Trabzonspor ilk yarı durdu, ikinci yarı esti, gürledi!
İlk yarı Gaziantepsporlu oyuncular Trabzonsporlu oyunculara futbol dersi verdi desek abartmış olmayız. Kırmızı-siyahlı takımın attığı iki golden birine şapka çıkarılır, bir topları da direkte patladı.
Dragus’un ayağından çıkan o füze gol olsaydı; sen gel de ayıkla pirincin taşını! Lig 3’üncülüğünün sıkıntıya girmesinin yana sıra, morali o denli bozulacaktı Trabzonsporluların…
Öyle ya birader Beşiktaş kaybederken sen de kaybetmek zorunda mısın?
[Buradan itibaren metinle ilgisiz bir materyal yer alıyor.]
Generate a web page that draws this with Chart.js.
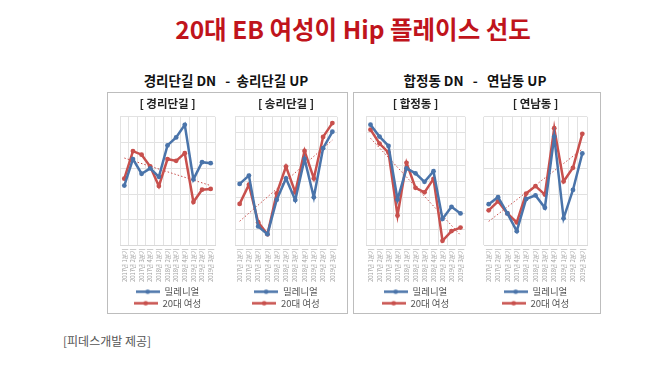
<!DOCTYPE html>
<html>
<head>
<meta charset="utf-8">
<script src="https://cdn.jsdelivr.net/npm/chart.js@4.4.1/dist/chart.umd.min.js"></script>
<style>
  body { margin: 0; background: #fff; font-family: "Noto Sans CJK KR", "Noto Sans", sans-serif; }
  #page { position: relative; width: 666px; height: 377px; overflow: hidden; }
  .txt { position: absolute; white-space: pre; line-height: 1; }
  #title { left: 0; width: 706px; top: 17px; text-align: center; font-size: 24.5px; font-weight: bold; color: #c0141c; }
  .sub { top: 74px; font-size: 13.5px; font-weight: bold; color: #111; text-align: center; }
  .box { position: absolute; border: 1.5px solid #bdbdbd; box-sizing: border-box; }
  .cv { position: absolute; }
  #src { left: 63px; top: 335px; font-size: 12px; color: #555; }
</style>
</head>
<body>
<div id="page">
  <div id="title" class="txt">20대 EB 여성이 Hip 플레이스 선도</div>
  <div class="txt sub" style="left:107px;width:238px">경리단길 DN   -  송리단길 UP</div>
  <div class="txt sub" style="left:353px;width:244px">합정동 DN   -   연남동 UP</div>
  <div class="box" style="left:107px;top:92px;width:241px;height:222px"></div>
  <div class="box" style="left:353px;top:92px;width:248px;height:222px"></div>
  <div class="cv" style="left:114px;top:94px;width:107px;height:224px"><canvas id="c1"></canvas></div>
  <div class="cv" style="left:229px;top:94px;width:114px;height:224px"><canvas id="c2"></canvas></div>
  <div class="cv" style="left:360px;top:94px;width:111px;height:224px"><canvas id="c3"></canvas></div>
  <div class="cv" style="left:478px;top:94px;width:115px;height:224px"><canvas id="c4"></canvas></div>
  <div id="src" class="txt">[피데스개발 제공]</div>
</div>
<script>
const quarters = ['2017년 1분기', '2017년 2분기', '2017년 3분기', '2017년 4분기',
  '2018년 1분기', '2018년 2분기', '2018년 3분기', '2018년 4분기',
  '2019년 1분기', '2019년 2분기', '2019년 3분기']
const seriesNames = ['밀레니얼', '20대 여성']

// 경리단길
const gyeongMil = [2.33, 3.36, 2.79, 3.0, 2.67, 3.89, 4.2, 4.69, 2.57, 3.24, 3.2]
const gyeongFem = [2.6, 3.67, 3.53, 3.07, 2.31, 3.36, 3.29, 3.59, 1.69, 2.17, 2.2]
const gyeongTrend = [3.4, 2.33]
// 송리단길
const songMil = [3.83, 4.35, 1.19, 0.71, 2.85, 4.17, 2.83, 5.38, 3.0, 6.05, 7.07]
const songFem = [2.59, 3.78, 1.45, 0.71, 3.24, 4.91, 3.31, 5.88, 4.17, 6.75, 7.61]
const songTrend = [1.51, 6.55]
// 합정동
const hapMil = [7.51, 6.77, 6.19, 2.86, 4.8, 4.49, 3.96, 4.62, 1.66, 2.41, 2.0]
const hapFem = [7.2, 6.34, 5.78, 1.87, 5.14, 3.59, 3.31, 4.15, 0.3, 0.9, 1.12]
const hapTrend = [6.67, 0.65]
// 연남동
const yeonMil = [1.61, 1.88, 1.25, 0.56, 1.81, 1.95, 1.47, 4.23, 1.06, 2.16, 3.58]
const yeonFem = [1.37, 1.72, 1.25, 0.9, 2.02, 2.31, 1.98, 4.56, 2.49, 3.02, 4.34]
const yeonTrend = [0.94, 3.75]

const BLUE = '#4a74aa'
const RED = '#c8504d'

// legend marker: line with a dot in the middle
function makeMarker (color) {
  const c = document.createElement('canvas')
  c.width = 24
  c.height = 7
  const g = c.getContext('2d')
  g.strokeStyle = color
  g.lineWidth = 2.5
  g.beginPath()
  g.moveTo(0, 3.5)
  g.lineTo(24, 3.5)
  g.stroke()
  g.fillStyle = color
  g.beginPath()
  g.arc(12, 3.5, 2.3, 0, Math.PI * 2)
  g.fill()
  return c
}
const markers = [makeMarker(BLUE), makeMarker(RED)]

function lineSet (label, data, color) {
  return {
    label,
    data,
    borderColor: color,
    backgroundColor: color,
    borderWidth: 2.5,
    pointRadius: 2.4,
    pointBorderWidth: 0,
    pointBackgroundColor: color,
    tension: 0
  }
}

function drawChart (id, title, mil, fem, trend, yMax) {
  new Chart(document.getElementById(id), {
    type: 'line',
    data: {
      labels: quarters,
      datasets: [
        lineSet(seriesNames[0], mil, BLUE),
        lineSet(seriesNames[1], fem, RED),
        {
          label: 'trend',
          data: [{ x: quarters[0], y: trend[0] }, { x: quarters[quarters.length - 1], y: trend[1] }],
          borderColor: '#c8504d',
          borderWidth: 1,
          borderDash: [1.5, 2],
          pointRadius: 0
        }
      ]
    },
    options: {
      responsive: true,
      maintainAspectRatio: false,
      animation: false,
      layout: { padding: { left: 6, right: 6, top: 0, bottom: 0 } },
      plugins: {
        title: {
          display: true,
          text: title,
          color: '#222',
          font: { size: 11.5, weight: 'bold', family: 'Noto Sans CJK KR' },
          padding: { top: 3, bottom: 6 }
        },
        legend: {
          position: 'bottom',
          labels: {
            usePointStyle: true,
            pointStyleWidth: 24,
            padding: 2,
            color: '#555',
            font: { size: 9.5, family: 'Noto Sans CJK KR' },
            generateLabels (chart) {
              const items = Chart.defaults.plugins.legend.labels.generateLabels(chart)
              return items
                .filter(it => it.datasetIndex < 2)
                .map(it => Object.assign(it, { pointStyle: markers[it.datasetIndex] }))
            }
          }
        },
        tooltip: { enabled: false }
      },
      scales: {
        x: {
          offset: true,
          grid: { offset: true, color: '#e2e2e2', drawTicks: false },
          border: { color: '#d9d9d9' },
          ticks: {
            autoSkip: false,
            minRotation: 90,
            maxRotation: 90,
            padding: 3,
            color: '#a0a0a0',
            font: { size: 5.8, family: 'Noto Sans CJK KR' }
          }
        },
        y: {
          min: 0,
          max: yMax,
          ticks: { display: false, stepSize: 1 },
          grid: { color: '#e2e2e2', drawTicks: false },
          border: { display: false }
        }
      }
    }
  })
}

drawChart('c1', '[ 경리단길 ]', gyeongMil, gyeongFem, gyeongTrend, 5)
drawChart('c2', '[ 송리단길 ]', songMil, songFem, songTrend, 8)
drawChart('c3', '[ 합정동 ]', hapMil, hapFem, hapTrend, 8)
drawChart('c4', '[ 연남동 ]', yeonMil, yeonFem, yeonTrend, 5)
</script>
</body>
</html>
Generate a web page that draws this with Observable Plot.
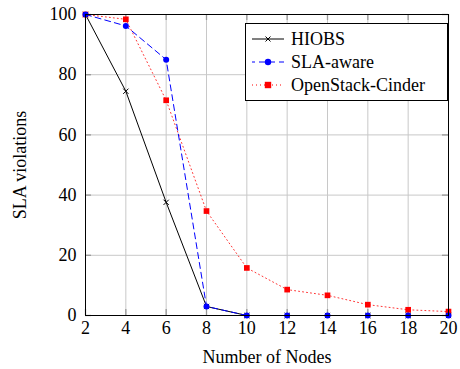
<!DOCTYPE html>
<html><head><meta charset="utf-8">
<script src="https://cdn.jsdelivr.net/npm/d3@7"></script>
<script src="https://cdn.jsdelivr.net/npm/@observablehq/plot@0.6"></script>
<style>
body{margin:0;background:#fff;}
#wrap{position:relative;width:460px;height:369px;font-family:"Liberation Serif",serif;}
#wrap svg text{font-family:"Liberation Serif",serif;font-size:18px;fill:#000;}
#legend{position:absolute;left:245px;top:23px;width:201px;height:76px;border:1px solid #000;background:#fff;font-size:18px;}
#legend .row{position:absolute;left:0;height:24px;display:flex;align-items:center;}
#legend svg{margin-left:6px;margin-right:7px;}
</style></head>
<body><div id="wrap"></div>
<script>
const nodes = [2,4,6,8,10,12,14,16,18,20];
const hiobs = [100,74.5,37.6,3,0,0,0,0,0,0];
const slaAware = [100,96.2,85,3,0,0,0,0,0,0];
const cinder = [100,98.4,71.5,34.7,15.8,8.6,6.7,3.6,1.9,1.3];
const seriesNames = ["HIOBS","SLA-aware","OpenStack-Cinder"];
const xTicks = [2,4,6,8,10,12,14,16,18,20];
const yTicks = [0,20,40,60,80,100];

const rows = (vals) => nodes.map((n,i)=>({x:n,y:vals[i]}));
const dH = rows(hiobs), dS = rows(slaAware), dC = rows(cinder);

const chart = Plot.plot({
  width:460, height:369,
  marginLeft:85, marginRight:12, marginTop:14, marginBottom:54,
  style:{fontFamily:"Liberation Serif, serif", fontSize:"18px", color:"#000", background:"#fff"},
  x:{domain:[2,20]},
  y:{domain:[0,100]},
  marks:[
    Plot.gridX(xTicks,{stroke:"#c8c8c8", strokeOpacity:1}),
    Plot.gridY(yTicks,{stroke:"#c8c8c8", strokeOpacity:1}),
    Plot.ruleX(xTicks,{y1:0,y2:2,stroke:"#999",strokeWidth:1.3}),
    Plot.ruleX(xTicks,{y1:98,y2:100,stroke:"#999",strokeWidth:1.3}),
    Plot.ruleY(yTicks,{x1:2,x2:2.3,stroke:"#999",strokeWidth:1.3}),
    Plot.ruleY(yTicks,{x1:19.7,x2:20,stroke:"#999",strokeWidth:1.3}),
    Plot.axisX({ticks:xTicks, tickSize:0, tickPadding:6, fontSize:18, label:"Number of Nodes", labelAnchor:"center", labelArrow:"none", labelOffset:47}),
    Plot.axisY({ticks:yTicks, tickSize:0, tickPadding:9, fontSize:18, label:"SLA violations", labelAnchor:"center", labelArrow:"none", labelOffset:72}),
    Plot.line(dC,{x:"x",y:"y",stroke:"#ff0000",strokeWidth:1,strokeDasharray:"1,3",strokeOpacity:0.8}),
    Plot.line(dH,{x:"x",y:"y",stroke:"#000",strokeWidth:1}),
    Plot.line(dS,{x:"x",y:"y",stroke:"#0000ff",strokeWidth:1,strokeDasharray:"6,4"}),
    Plot.dot(dC,{x:"x",y:"y",symbol:"square",fill:"#ff0000",r:3.2}),
    Plot.dot(dH,{x:"x",y:"y",symbol:"times",stroke:"#000",strokeWidth:1,r:2.5}),
    Plot.dot(dS,{x:"x",y:"y",symbol:"circle",fill:"#0000ff",r:3}),
    Plot.frame({stroke:"#000",strokeWidth:1})
  ]
});
const wrap = document.getElementById("wrap");
wrap.appendChild(chart);

const leg = document.createElement("div");
leg.id="legend";
const samples = [
  `<line x1="0" y1="8" x2="32" y2="8" stroke="#000" stroke-width="1"/><path d="M13.5,5.5L18.5,10.5M18.5,5.5L13.5,10.5" stroke="#000" stroke-width="1"/>`,
  `<line x1="0" y1="8" x2="32" y2="8" stroke="#0000ff" stroke-width="1" stroke-dasharray="6,4" stroke-dashoffset="3"/><circle cx="16" cy="8" r="3.2" fill="#0000ff"/>`,
  `<line x1="0" y1="8" x2="32" y2="8" stroke="#ff0000" stroke-width="1" stroke-dasharray="1,3"/><rect x="12.8" y="4.8" width="6.4" height="6.4" fill="#ff0000"/>`
];
seriesNames.forEach((name,i)=>{
  const r=document.createElement("div");
  r.className="row";
  r.style.top=(3+i*23)+"px";
  r.innerHTML=`<svg width="32" height="16">${samples[i]}</svg><span>${name}</span>`;
  leg.appendChild(r);
});
wrap.appendChild(leg);
</script></body></html>
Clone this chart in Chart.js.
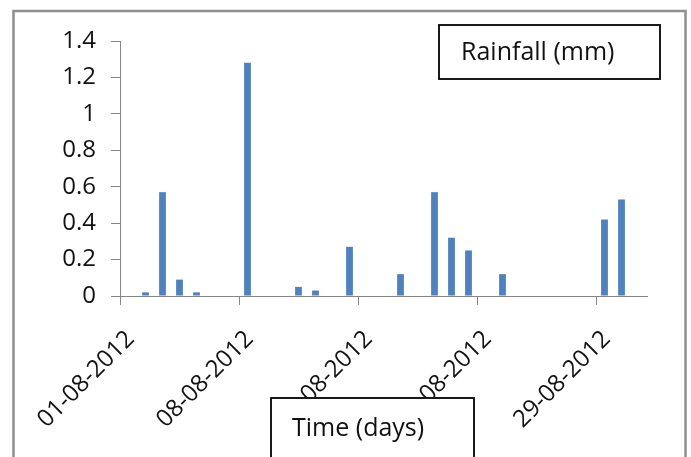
<!DOCTYPE html>
<html>
<head>
<meta charset="utf-8">
<script src="https://cdn.jsdelivr.net/npm/chart.js@4/dist/chart.umd.min.js"></script>
<style>
  html, body { margin: 0; padding: 0; background: #fff; overflow: hidden; }
  #wrap { position: relative; width: 691px; height: 457px; }
</style>
</head>
<body>
<div id="wrap"><canvas id="c" width="691" height="457"></canvas></div>
<script>
// Daily rainfall, August 2012
const days = [
  '01-08-2012','02-08-2012','03-08-2012','04-08-2012','05-08-2012','06-08-2012','07-08-2012',
  '08-08-2012','09-08-2012','10-08-2012','11-08-2012','12-08-2012','13-08-2012','14-08-2012',
  '15-08-2012','16-08-2012','17-08-2012','18-08-2012','19-08-2012','20-08-2012','21-08-2012',
  '22-08-2012','23-08-2012','24-08-2012','25-08-2012','26-08-2012','27-08-2012','28-08-2012',
  '29-08-2012','30-08-2012','31-08-2012'
];
const rainfall = [
  0, 0.02, 0.57, 0.09, 0.02, 0, 0,
  1.28, 0, 0, 0.05, 0.03, 0, 0.27,
  0, 0, 0.12, 0, 0.57, 0.32, 0.25,
  0, 0.12, 0, 0, 0, 0, 0,
  0.42, 0.53, 0
];
const yTicks = [0, 0.2, 0.4, 0.6, 0.8, 1, 1.2, 1.4];
const labelEvery = 7;          // one date label per week
const seriesName = 'Rainfall (mm)';
const axisName = 'Time (days)';

const FONT = '"Open Sans", "DejaVu Sans", sans-serif';
const AXIS_GREY = '#868686';

// Frame around the figure and the two captioned boxes
const boxes = {
  id: 'boxes',
  afterDraw(chart) {
    const ctx = chart.ctx;
    ctx.save();
    // outer frame
    ctx.strokeStyle = '#8f8f8f';
    ctx.lineWidth = 2.5;
    ctx.strokeRect(13.5, 11, 672, 470);

    // series caption
    ctx.fillStyle = '#fff';
    ctx.fillRect(438, 24, 222, 55);
    ctx.strokeStyle = '#000';
    ctx.lineWidth = 1.8;
    ctx.strokeRect(439, 25, 221, 54);
    ctx.fillStyle = '#111';
    ctx.font = '25px ' + FONT;
    ctx.textBaseline = 'alphabetic';
    ctx.textAlign = 'left';
    ctx.fillText(seriesName, 461, 60);

    // axis caption (sits over the date labels)
    ctx.fillStyle = '#fff';
    ctx.fillRect(270, 397, 204, 80);
    ctx.strokeStyle = '#000';
    ctx.strokeRect(271, 398, 203, 80);
    ctx.fillStyle = '#111';
    ctx.fillText(axisName, 292, 436);
    ctx.restore();
  }
};

new Chart(document.getElementById('c'), {
  type: 'bar',
  data: {
    labels: days,
    datasets: [{
      label: seriesName,
      data: rainfall,
      backgroundColor: '#4F81BD',
      borderWidth: 0,
      categoryPercentage: 1,
      barPercentage: 0.4
    }]
  },
  options: {
    responsive: false,
    animation: false,
    events: [],
    layout: { padding: { left: 0, top: 41, right: 44, bottom: 0 } },
    plugins: {
      legend: { display: false },
      tooltip: { enabled: false }
    },
    scales: {
      x: {
        type: 'category',
        offset: true,
        afterFit(scale) { scale.height = 161; },
        border: { display: true, color: AXIS_GREY, width: 1 },
        grid: {
          offset: true,
          drawOnChartArea: false,
          drawTicks: true,
          tickLength: 9,
          color: (c) => (c.index % labelEvery === 0 && c.index < days.length) ? AXIS_GREY : 'rgba(0,0,0,0)'
        },
        ticks: {
          autoSkip: false,
          minRotation: 45,
          maxRotation: 45,
          padding: 20,
          labelOffset: 2,
          color: '#111',
          font: { family: FONT, size: 24 },
          callback: (v, i) => (i % labelEvery === 0 ? days[i] : '')
        }
      },
      y: {
        min: yTicks[0],
        max: yTicks[yTicks.length - 1],
        afterFit(scale) { scale.width = 120; },
        afterBuildTicks(scale) { scale.ticks = yTicks.map(v => ({ value: v })); },
        border: { display: true, color: AXIS_GREY, width: 1 },
        grid: {
          drawOnChartArea: false,
          drawTicks: true,
          tickLength: 9,
          color: AXIS_GREY
        },
        ticks: {
          padding: 15,
          color: '#111',
          font: { family: FONT, size: 24 },
          callback: (v) => String(+(+v).toFixed(1))
        }
      }
    }
  },
  plugins: [boxes]
});
</script>
</body>
</html>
Üstelik Başakşehir dış kulvardan sessiz sedasız gelirken…
Biraz daha açık konuşmak, samimi olmak gerekirse, tanımayanlar, bilmeyenler ilk devreyi izlemiş olsaydı, küme düşme adayı takımın Gaziantepspor değil de Trabzonspor olduğunu düşünmeden, söylemeden edemezdi. Anlayacağınız sahadaki oyuncuların giydiği forma bordo-mavi olmasaydı, Trabzonspor demek için kırk yemin etmek gerekirdi. O derece kötü bir Trabzonspor vardı sahada.
Soyunma odasında Abdullah hocanın ilk yarı gamsız, vurdumduymaz futbolu sergileyen bazı oyuncularına ne dediğini bilemeyiz lakin ikinci yarı sahaya sürülen Trezeguet ile Umut Güneş’in katkılarını göz ardı edemeyiz; çehresi değişti bordo-mavili takımın…
Umut Güneş, orta sahaya hareketlilik getirdi, derleyip toparladı.
Trezeguet bir kanadı, Vişça diğer kanadı otoban gibi kullanmaya başlayınca bambaşka Trabzonspor izlemeye başladık. O ilk yarıdaki takım gitmiş, başka bir takım gelmişti; koşan, mücadele eden, dikine paslar yapan, sahanın her tarafını kullanan ve de goller atan…
İki arada bir derede genç Arif’in de hakkını teslim edelim, iyi oynadı
Onuachu için bir parantez açmak gerekirse; kanatlar çalıştığında uçuyor, uçuruyor Trabzonspor’un santraforu… Onsuz geçen haftalara nasıl yanmasın Trabzonsporlular. Dün akşam da havadan ve karadan çalıştı Nijeryalı… Attıklarının yanında araya bir gol pası da sıkıştırdı hani.
Tabi ki bordo-mavililerin asist abidesi Edin Vişça, Trabzonspor’un olmazsa olmazı. Her maçta benzer tarife… Transfer edildiğinde ne gerek vardı diyenlerin kulakları bir kez daha çınlasın!
İlk yarıdaki oyunları için bordo-mavili oyuncuları ne kadar eleştirmişsek, ikinci yarıdaki oyunlarının hakkını teslim edelim; 2-0 geriye düşmelerine rağmen oyundan kopmadılar, öyle bir geri dönüş yaptılar ki biz fırtına olup estiler diyelim, siz önce gürlediler sonra gol olup yağdılar diyebilirsiniz!